I could probably offer him candy right now.

Or, maybe not. Maybe her important message got through to him. Maybe he's not a kid with the attention span of...well, a kid.

It's just funny to me how egotistical we all are. I know that sounds harsh after just talking of a child. But, I mean, I feel like when we're kids we're probably more purely who and what we are than when we've grown up and "found" ourselves. (Something I've yet to accomplish; I seem to be very good at hiding...)

Anyway, egotistical. What I mean is, it doesn't seem important to us until it involves us, or until it is our issue. And, then we cannot even fathom others not grasping the importance of said issue.

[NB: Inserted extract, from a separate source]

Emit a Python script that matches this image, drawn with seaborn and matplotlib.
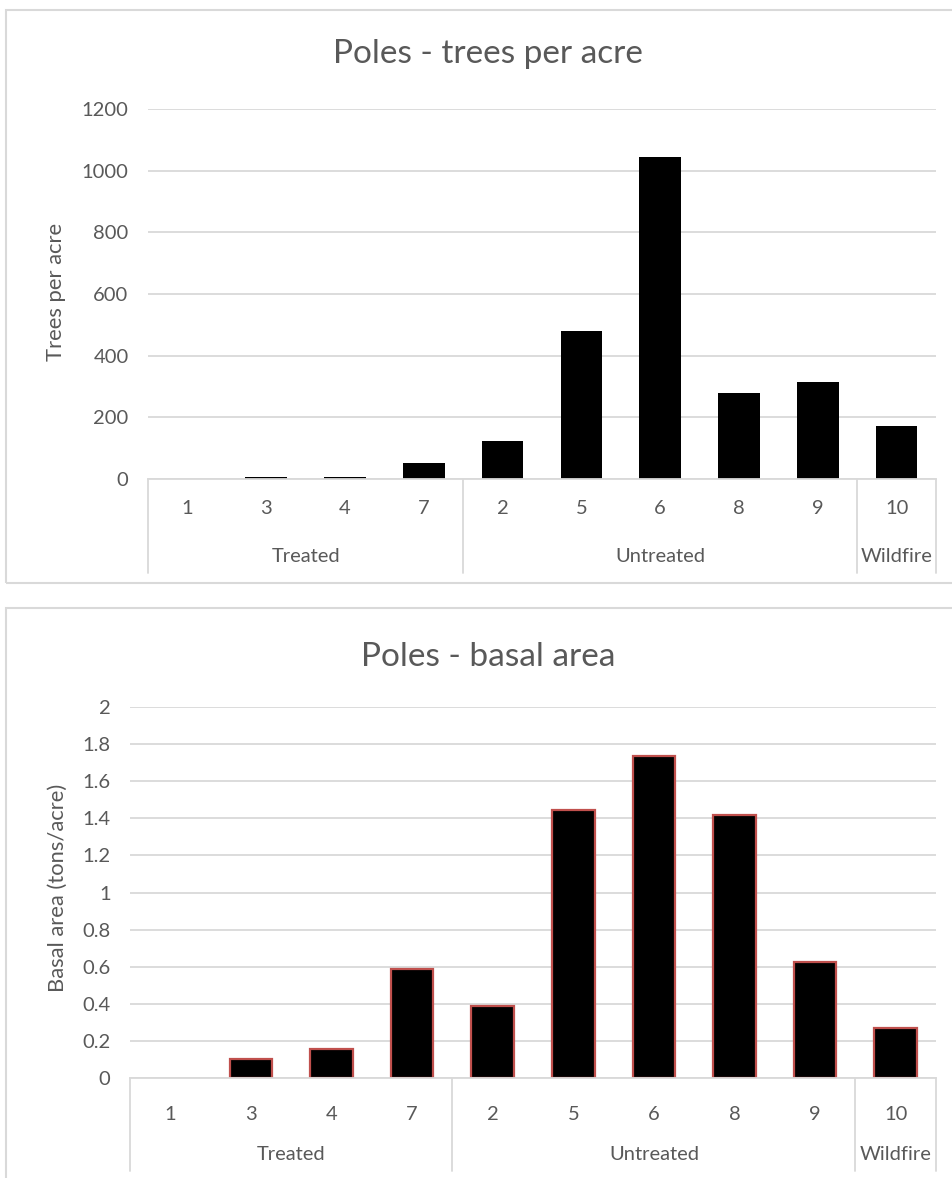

I'll admit, that's me. That was me when I was eight and my turn was skipped while we were playing kickball. (My fourth grade classmates still suck for that! They will pay...oh, yes.)

And, that's me now, when I'm at the office and am being piled up with work...interfering with my play time on the company's internet access. Don't they know that there's a message board that needs my rapt attention!?!

No, they do not. Because that would be bad. And, I would be fired. Then poor. Then homeless.

Or, actually, I'd be homebound, back to KCMO. My mom would love that.

She loves me dearly, you know. She tells me not to talk to strangers.

Honest to God...okay, I lied. She doesn't. But, she does fear for me (her only munchkin a.k.a. child) because I do talk to strangers. But, what else can I do? I'm alone in this big ol' bad state.
My grandmothers not in the woods, she's in Missouri. And, I left my red, hooded cape in the mid-west. So, all that leaves is the wolf.

And, unfortunately, I have no claws (tools which are pretty much a necessity out here).

Thank God this doesn't have to make sense.